[Items from a dataset]
= = = = =

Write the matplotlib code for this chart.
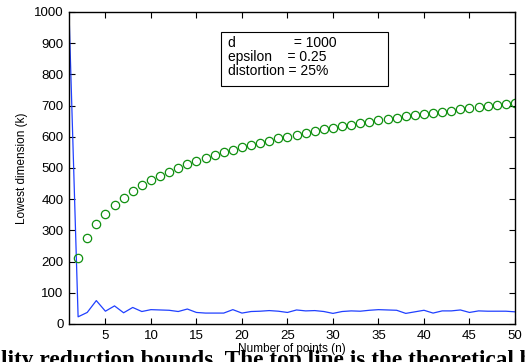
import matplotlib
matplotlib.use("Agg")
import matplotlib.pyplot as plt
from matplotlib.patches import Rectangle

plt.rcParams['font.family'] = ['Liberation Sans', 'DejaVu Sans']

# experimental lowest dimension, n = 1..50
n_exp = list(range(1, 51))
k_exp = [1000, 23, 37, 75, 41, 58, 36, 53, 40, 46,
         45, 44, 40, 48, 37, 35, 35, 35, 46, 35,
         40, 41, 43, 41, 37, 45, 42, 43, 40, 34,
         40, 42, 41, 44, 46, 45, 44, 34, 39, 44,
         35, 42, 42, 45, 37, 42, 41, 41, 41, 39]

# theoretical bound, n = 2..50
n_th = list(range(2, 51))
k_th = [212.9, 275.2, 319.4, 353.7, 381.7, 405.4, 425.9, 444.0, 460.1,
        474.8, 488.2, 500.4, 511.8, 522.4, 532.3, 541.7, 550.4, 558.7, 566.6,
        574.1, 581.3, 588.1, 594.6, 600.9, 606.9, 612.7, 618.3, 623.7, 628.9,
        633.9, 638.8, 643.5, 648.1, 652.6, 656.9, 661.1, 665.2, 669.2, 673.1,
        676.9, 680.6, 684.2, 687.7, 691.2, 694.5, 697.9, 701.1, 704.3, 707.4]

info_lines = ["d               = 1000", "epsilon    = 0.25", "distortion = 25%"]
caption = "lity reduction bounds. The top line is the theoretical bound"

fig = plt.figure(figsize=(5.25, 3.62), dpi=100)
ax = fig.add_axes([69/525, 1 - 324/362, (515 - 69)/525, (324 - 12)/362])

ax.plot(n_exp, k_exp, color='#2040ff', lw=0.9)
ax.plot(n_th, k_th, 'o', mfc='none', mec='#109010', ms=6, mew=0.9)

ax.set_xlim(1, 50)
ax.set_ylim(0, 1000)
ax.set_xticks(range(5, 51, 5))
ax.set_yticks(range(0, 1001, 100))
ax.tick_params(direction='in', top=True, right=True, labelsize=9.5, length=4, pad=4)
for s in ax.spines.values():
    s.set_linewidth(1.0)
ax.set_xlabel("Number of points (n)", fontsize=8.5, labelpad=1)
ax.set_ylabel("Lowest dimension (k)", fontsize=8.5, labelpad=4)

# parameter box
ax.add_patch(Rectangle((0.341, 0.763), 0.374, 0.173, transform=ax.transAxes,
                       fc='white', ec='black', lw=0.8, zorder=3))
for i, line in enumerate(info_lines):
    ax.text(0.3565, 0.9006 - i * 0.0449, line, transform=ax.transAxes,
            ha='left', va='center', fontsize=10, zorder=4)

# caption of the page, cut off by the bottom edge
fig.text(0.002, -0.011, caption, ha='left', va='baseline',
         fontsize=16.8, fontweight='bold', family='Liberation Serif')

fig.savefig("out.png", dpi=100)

= = = = =

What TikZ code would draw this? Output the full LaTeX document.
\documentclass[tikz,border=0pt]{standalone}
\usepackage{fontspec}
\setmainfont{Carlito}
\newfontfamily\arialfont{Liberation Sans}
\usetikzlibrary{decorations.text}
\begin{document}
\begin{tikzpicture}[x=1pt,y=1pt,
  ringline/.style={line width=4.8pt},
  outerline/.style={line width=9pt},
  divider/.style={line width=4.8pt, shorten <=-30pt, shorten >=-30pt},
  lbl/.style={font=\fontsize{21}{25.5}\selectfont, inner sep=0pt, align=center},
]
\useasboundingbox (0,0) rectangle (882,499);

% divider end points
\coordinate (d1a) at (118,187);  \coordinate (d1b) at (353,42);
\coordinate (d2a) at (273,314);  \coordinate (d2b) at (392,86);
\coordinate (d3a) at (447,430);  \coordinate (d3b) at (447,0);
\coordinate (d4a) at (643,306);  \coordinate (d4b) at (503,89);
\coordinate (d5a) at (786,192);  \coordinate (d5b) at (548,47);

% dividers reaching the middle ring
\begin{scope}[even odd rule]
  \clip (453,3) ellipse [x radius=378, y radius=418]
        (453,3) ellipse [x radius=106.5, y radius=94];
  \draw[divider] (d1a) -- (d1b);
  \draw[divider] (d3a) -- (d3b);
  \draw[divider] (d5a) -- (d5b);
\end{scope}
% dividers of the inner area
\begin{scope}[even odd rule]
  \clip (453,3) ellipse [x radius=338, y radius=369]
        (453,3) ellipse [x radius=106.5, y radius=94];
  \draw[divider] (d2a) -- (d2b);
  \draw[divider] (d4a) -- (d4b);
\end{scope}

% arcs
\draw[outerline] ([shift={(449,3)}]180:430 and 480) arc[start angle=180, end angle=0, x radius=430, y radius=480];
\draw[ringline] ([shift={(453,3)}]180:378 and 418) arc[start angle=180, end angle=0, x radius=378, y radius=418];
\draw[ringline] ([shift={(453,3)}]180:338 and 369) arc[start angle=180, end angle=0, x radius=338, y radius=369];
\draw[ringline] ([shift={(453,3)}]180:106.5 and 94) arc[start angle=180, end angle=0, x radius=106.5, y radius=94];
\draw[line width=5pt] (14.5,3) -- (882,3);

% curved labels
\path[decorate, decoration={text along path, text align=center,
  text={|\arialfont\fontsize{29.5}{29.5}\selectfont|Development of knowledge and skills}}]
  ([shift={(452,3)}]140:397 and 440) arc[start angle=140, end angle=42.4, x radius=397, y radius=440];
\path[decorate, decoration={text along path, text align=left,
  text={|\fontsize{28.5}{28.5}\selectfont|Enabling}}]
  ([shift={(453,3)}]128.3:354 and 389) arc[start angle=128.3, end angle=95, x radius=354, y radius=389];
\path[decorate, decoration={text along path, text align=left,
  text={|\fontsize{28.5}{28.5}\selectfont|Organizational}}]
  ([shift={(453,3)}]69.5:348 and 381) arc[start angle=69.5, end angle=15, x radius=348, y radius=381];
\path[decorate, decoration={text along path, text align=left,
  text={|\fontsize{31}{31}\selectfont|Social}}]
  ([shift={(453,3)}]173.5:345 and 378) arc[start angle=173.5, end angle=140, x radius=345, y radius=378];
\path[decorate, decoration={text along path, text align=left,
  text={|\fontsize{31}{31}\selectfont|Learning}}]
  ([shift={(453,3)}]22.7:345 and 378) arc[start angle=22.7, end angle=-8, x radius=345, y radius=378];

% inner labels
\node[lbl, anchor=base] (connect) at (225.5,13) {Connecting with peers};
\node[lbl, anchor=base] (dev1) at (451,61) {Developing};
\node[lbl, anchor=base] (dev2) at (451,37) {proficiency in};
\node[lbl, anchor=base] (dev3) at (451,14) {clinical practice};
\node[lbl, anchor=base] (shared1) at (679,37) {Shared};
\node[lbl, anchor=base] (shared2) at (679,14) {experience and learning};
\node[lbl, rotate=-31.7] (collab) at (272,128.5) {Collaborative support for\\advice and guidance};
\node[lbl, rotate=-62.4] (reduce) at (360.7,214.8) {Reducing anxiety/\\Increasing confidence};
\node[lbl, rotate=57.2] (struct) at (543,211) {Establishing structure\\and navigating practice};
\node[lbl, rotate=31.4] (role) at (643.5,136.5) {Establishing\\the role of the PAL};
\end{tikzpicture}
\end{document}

= = = = =

■ **OBJECTIVE**: In the listing, find all lines with the string "this" and copy them.

■ **FULL SOLUTION**:
Write the matplotlib code for this chart.
What TikZ code would draw this? Output the full LaTeX document.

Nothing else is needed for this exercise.